### Short problem
Each record below should be output verbatim, without pictures.

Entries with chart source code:

◆ ◆ ◆ ◆ ◆

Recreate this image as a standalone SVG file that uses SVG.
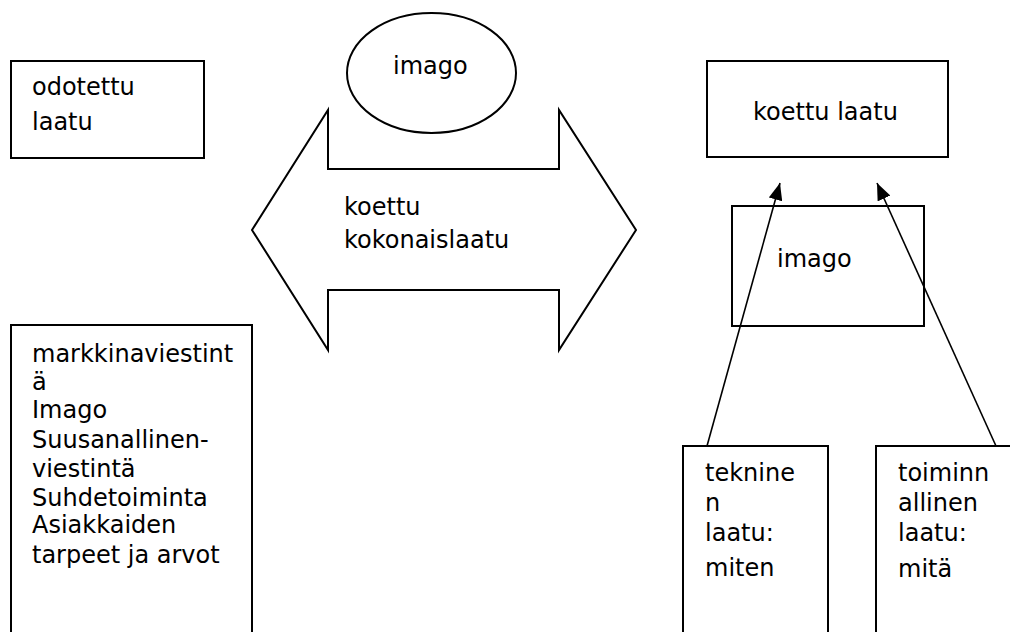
<svg xmlns="http://www.w3.org/2000/svg" width="1010" height="632" viewBox="0 0 1010 632">
<style>
.s{fill:#fff;stroke:#000;stroke-width:2}
.t{font-family:"DejaVu Sans","Liberation Sans",sans-serif;font-size:24px;fill:#000}
.c{stroke:#000;stroke-width:1.6;fill:none}
</style>
<defs>
<marker id="ah" markerWidth="17" markerHeight="14" viewBox="0 0 17 14" refX="17" refY="7" orient="auto" markerUnits="userSpaceOnUse">
<path d="M0,0 L17,7 L0,14 Z" fill="#000"/>
</marker>
</defs>
<rect width="1010" height="632" fill="#fff"/>
<g id="odotettu">
<rect class="s" x="11" y="61" width="193" height="97"/>
<text class="t" x="32" y="95">odotettu</text>
<text class="t" x="32" y="130">laatu</text>
</g>
<g id="kokonaislaatu">
<path class="s" d="M252,230 L328,110 L328,169 L559,169 L559,110 L636,230 L559,350 L559,290 L328,290 L328,350 Z"/>
<text class="t" x="344" y="215">koettu</text>
<text class="t" x="344" y="248">kokonaislaatu</text>
</g>
<g id="imago-ellipse">
<ellipse class="s" cx="431.5" cy="73" rx="84.5" ry="60"/>
<text class="t" x="393" y="74">imago</text>
</g>
<g id="markkinointi">
<rect class="s" x="11" y="325" width="241" height="320"/>
<text class="t" x="32" y="362">markkinaviestint</text>
<text class="t" x="32" y="390">ä</text>
<text class="t" x="32" y="418">Imago</text>
<text class="t" x="32" y="448">Suusanallinen-</text>
<text class="t" x="32" y="477">viestintä</text>
<text class="t" x="32" y="506">Suhdetoiminta</text>
<text class="t" x="32" y="533">Asiakkaiden</text>
<text class="t" x="32" y="563">tarpeet ja arvot</text>
</g>
<g id="koettu-laatu">
<rect class="s" x="707" y="61" width="241" height="96"/>
<text class="t" x="753" y="120">koettu laatu</text>
</g>
<g id="imago-rect">
<rect class="s" x="732" y="206" width="192" height="120"/>
<text class="t" x="777" y="267">imago</text>
</g>
<g id="tekninen">
<rect class="s" x="683" y="446" width="145" height="200"/>
<text class="t" x="705" y="481">teknine</text>
<text class="t" x="705" y="511">n</text>
<text class="t" x="705" y="541">laatu:</text>
<text class="t" x="705" y="576">miten</text>
</g>
<g id="toiminnallinen">
<rect class="s" x="876" y="446" width="150" height="200"/>
<text class="t" x="898" y="481">toiminn</text>
<text class="t" x="898" y="511">allinen</text>
<text class="t" x="898" y="541">laatu:</text>
<text class="t" x="898" y="577">mitä</text>
</g>
<g id="connectors">
<line class="c" x1="707" y1="446" x2="780" y2="183" marker-end="url(#ah)"/>
<line class="c" x1="996" y1="446" x2="877" y2="183" marker-end="url(#ah)"/>
</g>
</svg>
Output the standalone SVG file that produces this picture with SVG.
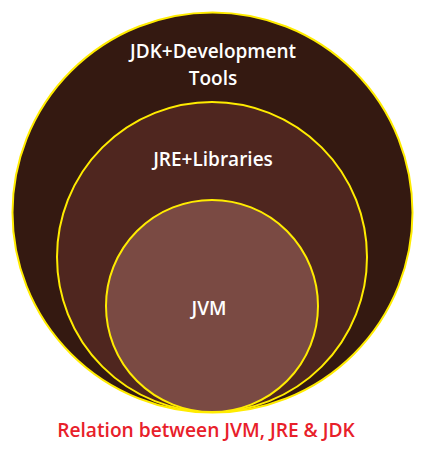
<svg xmlns="http://www.w3.org/2000/svg" width="421" height="460" viewBox="0 0 421 460">
<style>
.ring{stroke:#ffec00;stroke-width:2}
.lbl{font-family:"Open Sans","Liberation Sans",sans-serif;font-weight:600;font-size:19px;fill:#ffffff;text-anchor:middle}
.cap{font-family:"Open Sans","Liberation Sans",sans-serif;font-weight:600;font-size:19.2px;fill:#e8202a;text-anchor:middle}
</style>
<rect width="421" height="460" fill="#ffffff"/>
<g id="jdk">
<circle class="ring" cx="212.5" cy="212.5" r="200" fill="#341911"/>
<text class="lbl" x="213" y="58">JDK+Development</text>
<text class="lbl" x="213" y="84.5">Tools</text>
</g>
<g id="jre">
<circle class="ring" cx="212" cy="257" r="155" fill="#4f261f"/>
<text class="lbl" x="213" y="166">JRE+Libraries</text>
</g>
<g id="jvm">
<circle class="ring" cx="212" cy="306" r="106" fill="#7a4a43"/>
<text class="lbl" x="209" y="315">JVM</text>
</g>
<g id="connectors"/>
<text class="cap" x="206" y="437">Relation between JVM, JRE &amp; JDK</text>
</svg>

◆ ◆ ◆ ◆ ◆

### Result for this task
Recreate this image as a standalone SVG file that uses SVG.
<svg xmlns="http://www.w3.org/2000/svg" width="1010" height="632" viewBox="0 0 1010 632">
<style>
.s{fill:#fff;stroke:#000;stroke-width:2}
.t{font-family:"DejaVu Sans","Liberation Sans",sans-serif;font-size:24px;fill:#000}
.c{stroke:#000;stroke-width:1.6;fill:none}
</style>
<defs>
<marker id="ah" markerWidth="17" markerHeight="14" viewBox="0 0 17 14" refX="17" refY="7" orient="auto" markerUnits="userSpaceOnUse">
<path d="M0,0 L17,7 L0,14 Z" fill="#000"/>
</marker>
</defs>
<rect width="1010" height="632" fill="#fff"/>
<g id="odotettu">
<rect class="s" x="11" y="61" width="193" height="97"/>
<text class="t" x="32" y="95">odotettu</text>
<text class="t" x="32" y="130">laatu</text>
</g>
<g id="kokonaislaatu">
<path class="s" d="M252,230 L328,110 L328,169 L559,169 L559,110 L636,230 L559,350 L559,290 L328,290 L328,350 Z"/>
<text class="t" x="344" y="215">koettu</text>
<text class="t" x="344" y="248">kokonaislaatu</text>
</g>
<g id="imago-ellipse">
<ellipse class="s" cx="431.5" cy="73" rx="84.5" ry="60"/>
<text class="t" x="393" y="74">imago</text>
</g>
<g id="markkinointi">
<rect class="s" x="11" y="325" width="241" height="320"/>
<text class="t" x="32" y="362">markkinaviestint</text>
<text class="t" x="32" y="390">ä</text>
<text class="t" x="32" y="418">Imago</text>
<text class="t" x="32" y="448">Suusanallinen-</text>
<text class="t" x="32" y="477">viestintä</text>
<text class="t" x="32" y="506">Suhdetoiminta</text>
<text class="t" x="32" y="533">Asiakkaiden</text>
<text class="t" x="32" y="563">tarpeet ja arvot</text>
</g>
<g id="koettu-laatu">
<rect class="s" x="707" y="61" width="241" height="96"/>
<text class="t" x="753" y="120">koettu laatu</text>
</g>
<g id="imago-rect">
<rect class="s" x="732" y="206" width="192" height="120"/>
<text class="t" x="777" y="267">imago</text>
</g>
<g id="tekninen">
<rect class="s" x="683" y="446" width="145" height="200"/>
<text class="t" x="705" y="481">teknine</text>
<text class="t" x="705" y="511">n</text>
<text class="t" x="705" y="541">laatu:</text>
<text class="t" x="705" y="576">miten</text>
</g>
<g id="toiminnallinen">
<rect class="s" x="876" y="446" width="150" height="200"/>
<text class="t" x="898" y="481">toiminn</text>
<text class="t" x="898" y="511">allinen</text>
<text class="t" x="898" y="541">laatu:</text>
<text class="t" x="898" y="577">mitä</text>
</g>
<g id="connectors">
<line class="c" x1="707" y1="446" x2="780" y2="183" marker-end="url(#ah)"/>
<line class="c" x1="996" y1="446" x2="877" y2="183" marker-end="url(#ah)"/>
</g>
</svg>
Output the standalone SVG file that produces this picture with SVG.
<svg xmlns="http://www.w3.org/2000/svg" width="421" height="460" viewBox="0 0 421 460">
<style>
.ring{stroke:#ffec00;stroke-width:2}
.lbl{font-family:"Open Sans","Liberation Sans",sans-serif;font-weight:600;font-size:19px;fill:#ffffff;text-anchor:middle}
.cap{font-family:"Open Sans","Liberation Sans",sans-serif;font-weight:600;font-size:19.2px;fill:#e8202a;text-anchor:middle}
</style>
<rect width="421" height="460" fill="#ffffff"/>
<g id="jdk">
<circle class="ring" cx="212.5" cy="212.5" r="200" fill="#341911"/>
<text class="lbl" x="213" y="58">JDK+Development</text>
<text class="lbl" x="213" y="84.5">Tools</text>
</g>
<g id="jre">
<circle class="ring" cx="212" cy="257" r="155" fill="#4f261f"/>
<text class="lbl" x="213" y="166">JRE+Libraries</text>
</g>
<g id="jvm">
<circle class="ring" cx="212" cy="306" r="106" fill="#7a4a43"/>
<text class="lbl" x="209" y="315">JVM</text>
</g>
<g id="connectors"/>
<text class="cap" x="206" y="437">Relation between JVM, JRE &amp; JDK</text>
</svg>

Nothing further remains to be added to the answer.